Windsor Station, looking north along Peel, 1926
I regularly take the AMT’s Deux-Montagnes line to commute to the city from Pierrefonds, and like many other commuters, I’ve noticed something – a significant lack of space. The Deux-Montagnes line is regularly over-capacity; it’s not so much that there aren’t any seats, it’s that there’s barely anywhere to stand. And this is apparently the same for most of the AMT’s other lines as well. While the agency moves forward, albeit slowly, on the development of new lines to serve new areas, it hasn’t done much to alleviate over-crowding on the existing lines. As such, the commute isn’t terribly pleasant, and the infrastructure within the city designed to handle the commuting masses has left a lot to be desired for quite some time. It’s woefully inadequate and lack of planning today will only lead to a worse situation tomorrow.

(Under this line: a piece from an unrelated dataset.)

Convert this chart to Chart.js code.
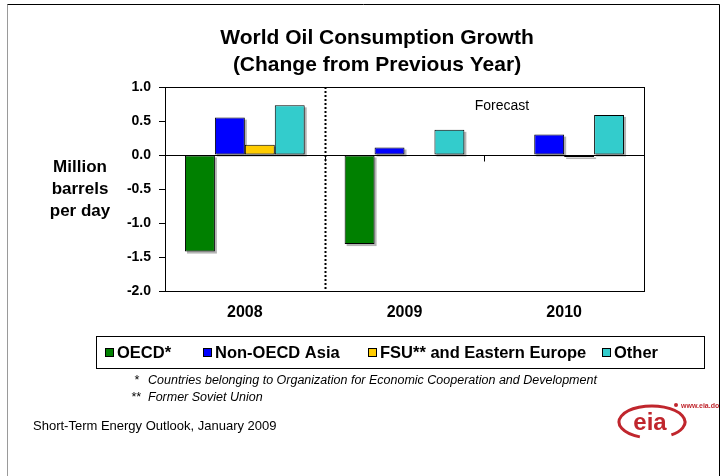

Gare Centrale seems to be over-capacity in general. Massive cues to board VIA trains now regularly stretch the length of the station, and during rush hour congestion is even more severe as throngs of office workers huddle around waiting for up to twenty minutes in order to ensure they get a seat on the commuter trains. It’s beginning to seem very clear to me that concentrating all inter-city and commuter traffic in the same space isn’t such a great idea, especially if we recognize the growing trend in the use of passenger and commuter rail options in Montréal.
As it happens, there was once a magnificent train station but a few blocks away from Gare Centrale, a station very well integrated into the urban transit and traffic fabric inasmuch as the urban core it was designed to serve. Today it is little more than commercial office space, an underused public square and a seldom used convention space. The Bell Centre stands between Windsor Station and the open-air platform that is the Lucien L’allier. If only we hadn’t been so myopic in the past, we could have endeavoured to secure investment in rail travel. It is after all a cornerstone of our local economy, as true today as it was when we were the commercial capital of the entire country.
It occurred to me, as I was walking through Place Ville-Marie to make my way to the station, that fifty years ago we accomplished a magnificent feat of engineering and architecture, by building a heart of the Underground City and one of our most vital skyscrapers and office complexes above what had previously been an ugly, exposed railway pit.
If we could do that fifty years ago, surely we could do the exact opposite today. What if we were to resurrect Windsor Station by running the CP tracks which currently terminate at the Bell Centre, under it, and build a new platform under the station and arena in much the same fashion as Gare Centrale?
The first issue would be the Métro tunnel for the Orange Line which runs parallel with the tracks, so such a tunnel would have to start just to the West of Guy in order to avoid having to build under the Métro tunnel. Building a new train tunnel alongside it may be practical, and being able to remove the Guy and Lucien L’allier viaducts would improve the somewhat dour aesthetics of the area, not to mention allow real-estate developers the chance to build new buildings aboveground. Given Cadillac-Fairview corporation’s interest to build new condo towers and office space at the site, you’d figure it’s high time the multiple implicated parties collaborate to ensure Windsor Station can rekindle it’s former use as a major point of integration in the urban traffic scheme. Certainly, new residential and office development would be more attractive if the aim was to, in essence, create another PVM, though from below.
As it happens, this particular area may become the next major focal point for urban re-development in the City of Montréal. Consider not only Cadillac-Fairview’s proposal, but the open lots at Overdale, the parking lot across from the Bell Centre and the decrepit old buildings south of Saint-Antoine. Establishing a massive new train station in the middle, with an appropriate expansion of underground tunnels, passageways and access to other points in the Réso system, would stimulate growth in the area around in a manner similar to the way PVM anchors much of the CBD. It’s a natural extension, and the area could use the stimulus of people power.
Granted, it would be costly, it would take time and we’d have to overcome some significant obstacles, but the long term implications of alleviating over-crowding at Gare Centrale, expanding the Underground City and newly desirable land in the urban core, ripe for redevelopment, is worth the investment given the long-term return.
And the added advantage is that by not doing this, by leaving things as they are, we ensure no new development will take place in this area, or at least it won’t nearly be as impressive, important and fiscally sound. The status quo is inefficient because the status quo doesn’t suit our current nor future needs. By developing a whole new train station and subsequently spreading out commuter and passenger traffic between two inter-connected stations, we can increase the area of economic activity stimulated by the increasing group of people who fall into this category. In addition, we right a historic wrong, secure the use of a landmark and subsequently provide an economic stimulus with significant indirect stimulus spin-off. Transformative is an understatement.
Something to think about. There are about seven large tracts of land around the site which seem to be ideal for redevelopment, as office towers, condominiums, mixed-use developments etc, and all of them could be very easily inter-connected. That’s got to encourage the city inasmuch as the construction and real-estate development sectors in this city. A little bit of ingenuity and the will to invest in a much needed mega project of the kind that was once matter-of-fact in Montréal could help spur an urban development scheme of epic proportions.
I guess the question is how to get all the specific parties into the same room so as to pitch the idea.